The incident took place just three days after Hurricane Katrina and two days before the Danziger Bridge shootings, which left two unarmed civilians dead and four others wounded. As a result of the Nola.com online posting scandal, five former NOPD officers convicted in the deadly Danziger shootings were granted new trials.
Former NOPD officer David Warren was sentenced in federal court in 2010 but was granted a new trial because a federal appeals court agreed that he should have been tried separately from the other NOPD officers involved in the case. Warren was acquitted after his retrial in December 2013.
Since Warren’s acquittal, the Glover family has asked former Orleans Parish Coroner Frank Minyard to change the cause of Henry Glover’s death from undetermined to homicide so that David Warren could be tried for his role in the victim’s death in Orleans Parish Criminal Court.
After the Glover family and about 200 residents showed up at the Orleans Parish Coroner’s Office in December, Minyard agreed to re-open an investigation. Several days later, he refused to give the family copies of documents about the case he promised them during the meeting which was filmed and presented on local cable-access show “OurStory.” When the Glover family, members of the New Orleans Branch of the NAACP and community activists showed up to pick up the documents, they were only given a handful of document instead of the sizable number of pages promised. Shortly after the meeting, Minyard also announced that he was pulling out of the race for coroner.
While he promised to present the findings of his new investigation of Henry Glover’s cause of death within two weeks, Minyard later said that he was having difficulty getting federal court documents about the case and asked Louisiana Attorney General Buddy Caldwell to advise him regarding his ongoing investigation.
Shortly thereafter, the Glover family asked AG Buddy Caldwell to investigate Minyard’s handling of the Henry Glover case.
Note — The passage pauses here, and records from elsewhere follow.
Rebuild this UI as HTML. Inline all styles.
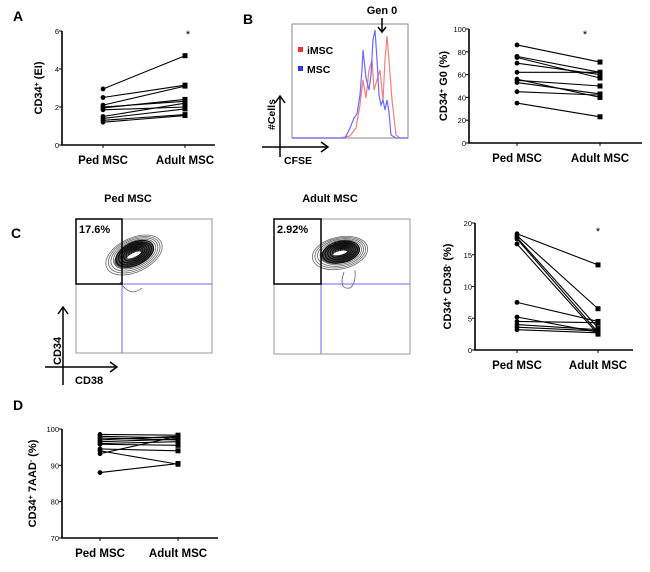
<!DOCTYPE html>
<html><head><meta charset="utf-8"><style>
html,body{margin:0;padding:0;background:#fff;}
svg{display:block;font-family:"Liberation Sans",Arial,sans-serif;}
.t{font-weight:bold;}
</style></head><body>
<svg id="fig" width="650" height="572" viewBox="0 0 650 572">
<text x="13" y="21" font-size="14" class="t">A</text>
<text x="243" y="24" font-size="14" class="t">B</text>
<text x="11" y="238" font-size="14" class="t">C</text>
<text x="13" y="410" font-size="14" class="t">D</text>

<!-- B histogram -->
<g>
<rect x="292" y="24" width="116" height="114" fill="none" stroke="#888" stroke-width="1"/>
<polyline fill="none" stroke="#f08080" stroke-width="1.2"
 points="292,138 340,138 350,136 356,128 360,105 363,80 366,98 369,70 372,60 374,90 377,80 380,70 383,100 385,60 387,36 389,60 392,100 396,135 400,138 408,138"/>
<polyline fill="none" stroke="#6a6aff" stroke-width="1.2"
 points="292,138 345,138 350,128 354,118 357,114 360,95 362,70 363,50 366,78 369,90 371,75 373,40 375,30 377,60 379,95 381,105 383,100 385,110 387,100 389,112 391,135 396,138 408,138"/>
<text x="382" y="14" font-size="11" class="t" text-anchor="middle">Gen 0</text>
<line x1="382" y1="18" x2="382" y2="32" stroke="#000" stroke-width="1.5"/>
<polyline points="378,27 382,32 386,27" fill="none" stroke="#000" stroke-width="1.5"/>
<rect x="298" y="47" width="5" height="5" fill="#e33"/>
<text x="307" y="54" font-size="10.5" class="t">iMSC</text>
<rect x="298" y="66" width="5" height="5" fill="#33e"/>
<text x="307" y="73" font-size="10.5" class="t">MSC</text>
<line x1="280" y1="157" x2="280" y2="97" stroke="#000" stroke-width="1.5"/>
<polyline points="275,103 280,96 285,103" fill="none" stroke="#000" stroke-width="1.5"/>
<line x1="262" y1="147" x2="327" y2="147" stroke="#000" stroke-width="1.5"/>
<polyline points="321,142 328,147 321,152" fill="none" stroke="#000" stroke-width="1.5"/>
<text transform="translate(275,130) rotate(-90)" font-size="10.5" class="t">#Cells</text>
<text x="284" y="164" font-size="10.5" class="t">CFSE</text>
</g>

<!-- C flow plots -->
<g>
<text x="128" y="202" font-size="11" class="t" text-anchor="middle">Ped MSC</text>
<rect x="76" y="219" width="136" height="134" fill="none" stroke="#999"/>
<line x1="122" y1="219" x2="122" y2="353" stroke="#6a6aff"/>
<line x1="76" y1="284" x2="212" y2="284" stroke="#6a6aff"/>
<g id="cp"></g>
<rect x="76" y="219" width="46" height="65" fill="none" stroke="#000" stroke-width="1.5"/>
<text x="79" y="233" font-size="11" class="t">17.6%</text>
</g>
<g>
<text x="330" y="202" font-size="11" class="t" text-anchor="middle">Adult MSC</text>
<rect x="274" y="219" width="136" height="135" fill="none" stroke="#999"/>
<line x1="321" y1="219" x2="321" y2="354" stroke="#6a6aff"/>
<line x1="274" y1="284" x2="410" y2="284" stroke="#6a6aff"/>
<g id="ca"></g>
<rect x="274" y="219" width="47" height="65" fill="none" stroke="#000" stroke-width="1.5"/>
<text x="277" y="233" font-size="11" class="t">2.92%</text>
</g>
<line x1="63" y1="385" x2="63" y2="308" stroke="#000" stroke-width="1.5"/>
<polyline points="58,314 63,307 68,314" fill="none" stroke="#000" stroke-width="1.5"/>
<line x1="45" y1="367" x2="116" y2="367" stroke="#000" stroke-width="1.5"/>
<polyline points="110,362 117,367 110,372" fill="none" stroke="#000" stroke-width="1.5"/>
<text transform="translate(61,365) rotate(-90)" font-size="11" class="t">CD34</text>
<text x="75" y="384" font-size="11" class="t">CD38</text>

<g id="plots"></g>
</svg>
<script>
// Panel A
const aPed=[2.95,2.5,2.1,2.0,1.95,1.85,1.5,1.4,1.3,1.2];
const aAdult=[4.7,3.15,3.1,2.3,2.4,2.0,2.2,1.9,1.6,1.55];
const aTicks=[0,2,4,6];
// Panel B
const bPed=[86,76,75,70,62,56,55,53,45,35];
const bAdult=[71,62,57,60,62,40,50,43,42,23];
const bTicks=[0,20,40,60,80,100];
// Panel C
const cPed=[18.3,18.0,17.7,17.5,16.7,7.5,5.2,4.5,4.0,3.6,3.2];
const cAdult=[13.4,6.5,3.5,2.8,2.5,4.5,2.8,4.3,3.2,3.0,2.7];
const cTicks=[0,5,10,15,20];
// Panel D
const dPed=[98.5,98,97.5,97,96.5,96,95.8,94.5,94,93.2,88];
const dAdult=[98.3,97.5,97,98,97.2,96.5,95.5,94,90.3,98,90.5];
const dTicks=[70,80,90,100];
const cats=["Ped MSC","Adult MSC"];

const NS="http://www.w3.org/2000/svg";
function mk(tag,at,par){const e=document.createElementNS(NS,tag);for(const k in at)e.setAttribute(k,at[k]);par.appendChild(e);return e;}
const root=document.getElementById('plots');

function paired(cfg){
  const g=mk('g',{},root);
  
  
  const y=v=>cfg.y0+(v-cfg.min)/(cfg.max-cfg.min)*(cfg.y1-cfg.y0);
  const ax=mk('path',{d:`M${cfg.ax},${cfg.y1} L${cfg.ax},${cfg.y0} L${cfg.xe},${cfg.y0}`,fill:'none',stroke:'#000','stroke-width':1.6},g);
  
  
  cfg.ticks.forEach(t=>{
    mk('line',{x1:cfg.ax-3,x2:cfg.ax,y1:y(t),y2:y(t),stroke:'#000'},g);
    const tx=mk('text',{x:cfg.ax-3,y:y(t)+3,'font-size':7.5,'text-anchor':'end'},g);
    tx.textContent=t;
    
    
  });
  [cfg.px,cfg.qx].forEach((x,i)=>{
    mk('line',{x1:x,x2:x,y1:cfg.y0,y2:cfg.y0+3,stroke:'#000'},g);
    const tx=mk('text',{x:x,y:cfg.y0+19,'font-size':11.5,'font-weight':'bold','text-anchor':'middle'},g);
    tx.textContent=cats[i];
    
    
  });
  cfg.a.forEach((v,i)=>{
    const w=cfg.b[i];
    const l=mk('line',{x1:cfg.px,y1:y(v),x2:cfg.qx,y2:y(w),stroke:'#000','stroke-width':1.1},g);
    
    
    const c=mk('circle',{cx:cfg.px,cy:y(v),r:2.4,fill:'#000'},g);
    
    
    const s=mk('rect',{x:cfg.qx-2.5,y:y(w)-2.5,width:5,height:5,fill:'#000'},g);
    
    
  });
  const tt=mk('text',{transform:`translate(${cfg.tx},${(cfg.y0+cfg.y1)/2}) rotate(-90)`,'font-size':11,'font-weight':'bold','text-anchor':'middle'},g);
  tt.innerHTML=cfg.title;
  
  
  if(cfg.star){const s=mk('text',{x:cfg.star[0],y:cfg.star[1],'font-size':11,'text-anchor':'middle'},g);s.textContent='*';
    
    }
}
paired({name:'panel-a-chart',a:aPed,b:aAdult,ticks:aTicks,min:0,max:6,y0:145,y1:31,ax:62,xe:215,px:103,qx:185,tx:42,
 title:'CD34<tspan baseline-shift="super" font-size="7">+</tspan> (EI)',star:[188,38]});
paired({name:'panel-b-chart',a:bPed,b:bAdult,ticks:bTicks,min:0,max:100,y0:143,y1:29,ax:469,xe:642,px:517,qx:600,tx:447,
 title:'CD34<tspan baseline-shift="super" font-size="7">+</tspan> G0 (%)',star:[585,38]});
paired({name:'panel-c-chart',a:cPed,b:cAdult,ticks:cTicks,min:0,max:20,y0:350,y1:223,ax:475,xe:633,px:517,qx:598,tx:451,
 title:'CD34<tspan baseline-shift="super" font-size="7">+</tspan> CD38<tspan baseline-shift="super" font-size="7">-</tspan> (%)',star:[598,235]});
paired({name:'panel-d-chart',a:dPed,b:dAdult,ticks:dTicks,min:70,max:100,y0:538,y1:429,ax:62,xe:218,px:100,qx:178,tx:36,
 title:'CD34<tspan baseline-shift="super" font-size="7">+</tspan> 7AAD<tspan baseline-shift="super" font-size="7">-</tspan> (%)'});

function contours(id,cx,cy,n,rx,ry,rot){
  const g=document.getElementById(id);
  mk('ellipse',{cx:cx,cy:cy,rx:rx*0.7,ry:ry*0.65,fill:'#555',transform:`rotate(${rot} ${cx} ${cy})`},g);
  for(let i=0;i<n;i++){
    const f=1-i/n;
    const e=mk('ellipse',{cx:cx+i*0.3,cy:cy-i*0.2,rx:rx*f,ry:ry*f,fill:'none',stroke:i>n*0.3?'#111':'#666','stroke-width':i>n*0.3?1.3:0.8,transform:`rotate(${rot} ${cx} ${cy})`},g);
    
    
  }
  mk('ellipse',{cx:cx,cy:cy,rx:rx*0.25,ry:ry*0.12,fill:'#fff',transform:`rotate(${rot} ${cx} ${cy})`},g);
}
contours('cp',134,255,12,30,17,-25);
contours('ca',340,253,12,28,16,-12);
mk('path',{d:'M120,282 Q130,298 142,288',fill:'none',stroke:'#666','stroke-width':0.8},document.getElementById('cp'));
mk('path',{d:'M344,272 Q338,290 350,288 Q356,284 355,270',fill:'none',stroke:'#666','stroke-width':0.8},document.getElementById('ca'));
</script>
</body></html>
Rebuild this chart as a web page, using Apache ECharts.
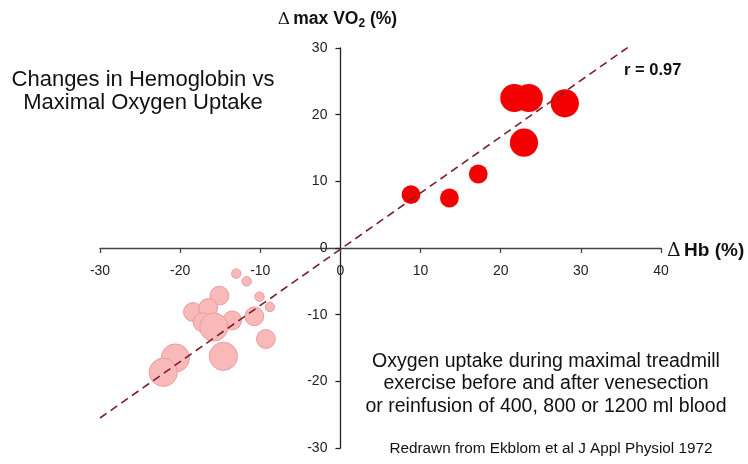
<!DOCTYPE html>
<html>
<head>
<meta charset="utf-8">
<script src="https://cdn.jsdelivr.net/npm/echarts@6/dist/echarts.min.js"></script>
<style>
  html, body { margin: 0; padding: 0; background: #fff; }
  #chart { width: 748px; height: 464px; }
</style>
</head>
<body>
<div id="chart"></div>
<script>
// Reinfusion (increase in Hb) - red
const reinfX = [21.7, 23.5, 28.0, 22.9, 17.2, 8.8, 13.6];
const reinfY = [22.5, 22.5, 21.7, 15.8, 11.1, 8.0, 7.5];
const reinfVol = [1200, 1200, 1200, 1200, 800, 800, 800];

// Venesection (decrease in Hb) - pink
const veneX = [-13.0, -11.7, -10.1, -8.8, -15.1, -18.4, -16.5, -10.75, -13.5, -17.2, -9.3, -15.8, -14.6, -20.6, -22.1];
const veneY = [-3.85, -5.0, -7.3, -8.85, -7.15, -9.6, -9.0, -10.25, -10.85, -11.15, -13.65, -11.85, -16.25, -16.5, -18.65];
const veneVol = [400, 400, 400, 400, 800, 800, 800, 800, 800, 800, 800, 1200, 1200, 1200, 1200];

// regression line end points
const fitX = [-30, 36];
const fitY = [-25.5, 30.2];

const xTicks = { min: -30, max: 40, step: 10 };
const yTicks = { min: -30, max: 30, step: 10 };

const FONT = '"Liberation Sans", Arial, sans-serif';

const toPoints = (xs, ys, vs) => xs.map((x, i) => [x, ys[i], vs[i]]);
const sizeOf = v => v[2] * 0.0235;

// grid box in pixels, axes are moved to cross at (0, 0)
const G = { left: 100, right: 87, top: 48, bottom: 16 };
const gw = 748 - G.left - G.right;
const gh = 464 - G.top - G.bottom;
const xAxisOffset = -gh * (0 - yTicks.min) / (yTicks.max - yTicks.min);
const yAxisOffset = -gw * (0 - xTicks.min) / (xTicks.max - xTicks.min);

const chart = echarts.init(document.getElementById('chart'));

const option = {
    backgroundColor: '#fff',
    animation: false,
    grid: Object.assign({ outerBoundsMode: 'none', containLabel: false }, G),
    xAxis: {
        type: 'value',
        position: 'bottom',
        offset: xAxisOffset,
        min: xTicks.min, max: xTicks.max, interval: xTicks.step,
        axisLine: { onZero: false, lineStyle: { color: '#444', width: 1.3 } },
        axisTick: { length: 5, lineStyle: { color: '#444', width: 1.3 } },
        axisLabel: { margin: 16, fontSize: 14, color: '#222', fontFamily: FONT },
        splitLine: { show: false },
        name: '{d|Δ} {b|Hb (%)}',
        nameLocation: 'end',
        nameGap: 6,
        nameTextStyle: {
            padding: [6, 0, 0, 0],
            rich: {
                d: { fontSize: 19, color: '#111', fontFamily: 'DejaVu Serif, serif' },
                b: { fontSize: 19, fontWeight: 'bold', color: '#111', fontFamily: FONT }
            }
        }
    },
    yAxis: {
        type: 'value',
        position: 'left',
        offset: yAxisOffset,
        min: yTicks.min, max: yTicks.max, interval: yTicks.step,
        axisLine: { onZero: false, lineStyle: { color: '#222', width: 1.3 } },
        axisTick: { length: 5, lineStyle: { color: '#222', width: 1.3 } },
        axisLabel: { margin: 13, fontSize: 14, color: '#222', fontFamily: FONT },
        splitLine: { show: false },
        name: '{d|Δ} {b|max VO}{s|2}{b| (%)}',
        nameLocation: 'end',
        nameGap: 18,
        nameTextStyle: {
            align: 'center',
            padding: [0, 6, 0, 0],
            rich: {
                d: { fontSize: 17, color: '#111', fontFamily: 'DejaVu Serif, serif' },
                b: { fontSize: 17.5, fontWeight: 'bold', color: '#111', fontFamily: FONT },
                s: { fontSize: 12, fontWeight: 'bold', color: '#111', fontFamily: FONT, padding: [9, 0, 0, 0] }
            }
        }
    },
    series: [
        {
            name: 'Venesection',
            type: 'scatter',
            data: toPoints(veneX, veneY, veneVol),
            symbolSize: sizeOf,
            itemStyle: { color: '#f9b9b9', borderColor: '#eb9c9c', borderWidth: 1, opacity: 1 },
            z: 2
        },
        {
            name: 'Reinfusion',
            type: 'scatter',
            data: toPoints(reinfX, reinfY, reinfVol),
            symbolSize: sizeOf,
            itemStyle: { color: '#f50000', opacity: 1 },
            z: 2
        },
        {
            name: 'Fit',
            type: 'line',
            data: fitX.map((x, i) => [x, fitY[i]]),
            symbol: 'none',
            lineStyle: { color: '#7a1f2b', width: 1.6, type: [8, 5] },
            z: 3
        }
    ],
    graphic: [
        {
            type: 'text', x: 143, y: 69,
            style: {
                text: 'Changes in Hemoglobin vs\nMaximal Oxygen Uptake',
                font: '22px ' + FONT, fill: '#111', align: 'center', verticalAlign: 'top', lineHeight: 22.5
            }
        },
        {
            type: 'text', x: 624, y: 62,
            style: { text: 'r = 0.97', font: 'bold 16.5px ' + FONT, fill: '#111', verticalAlign: 'top' }
        },
        {
            type: 'text', x: 546, y: 350,
            style: {
                text: 'Oxygen uptake during maximal treadmill\nexercise before and after venesection\nor reinfusion of 400, 800 or 1200 ml blood',
                font: '19.5px ' + FONT, fill: '#111', align: 'center', verticalAlign: 'top', lineHeight: 22.7
            }
        },
        {
            type: 'text', x: 551, y: 441,
            style: {
                text: 'Redrawn from Ekblom et al J Appl Physiol 1972',
                font: '15.3px ' + FONT, fill: '#111', align: 'center', verticalAlign: 'top'
            }
        }
    ]
};

chart.setOption(option);
window.addEventListener('resize', () => chart.resize());
</script>
</body>
</html>
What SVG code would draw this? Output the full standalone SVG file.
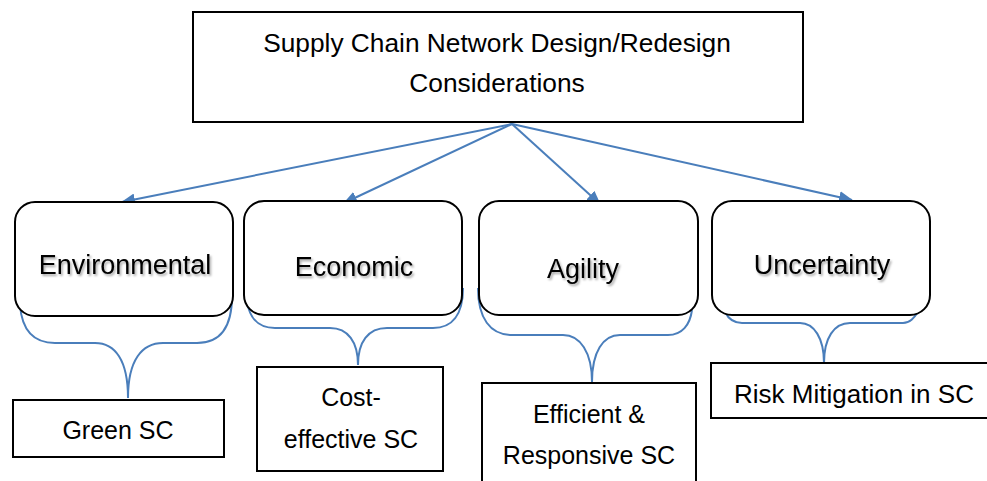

Caldwell ultimate declined to weigh in on the Henry Glover case and Minyard later said that he was unable to reach a conclusion in his investigation about the death of Glover.
Though frustrated, disappointed and angry by both the acquittal of David Warren and the justice system’s failure to administer justice in the case, the Glover family has vowed to continue to fight for justice for their slain loved one.
McRae is now the only former NOPD officer convicted in connection with the death of Henry Glover, who was shot in the back.
Former NOPD lieutenants Robert Italiano and Dwayne Scheuermann were both acquitted by the federal jury that convicted McRae. Federal prosecutors dropped charges against former NOPD officer Travis McCabe, who was initially charged with doctoring a police report, had his conviction overturned. Despite public outcry, McCabe has been reinstated to the force. After a federal jury acquitted David Warren in 2013 of violating Glover’s civil rights, Warren filed court papers seeking reimbursement for the cost of his legal defense.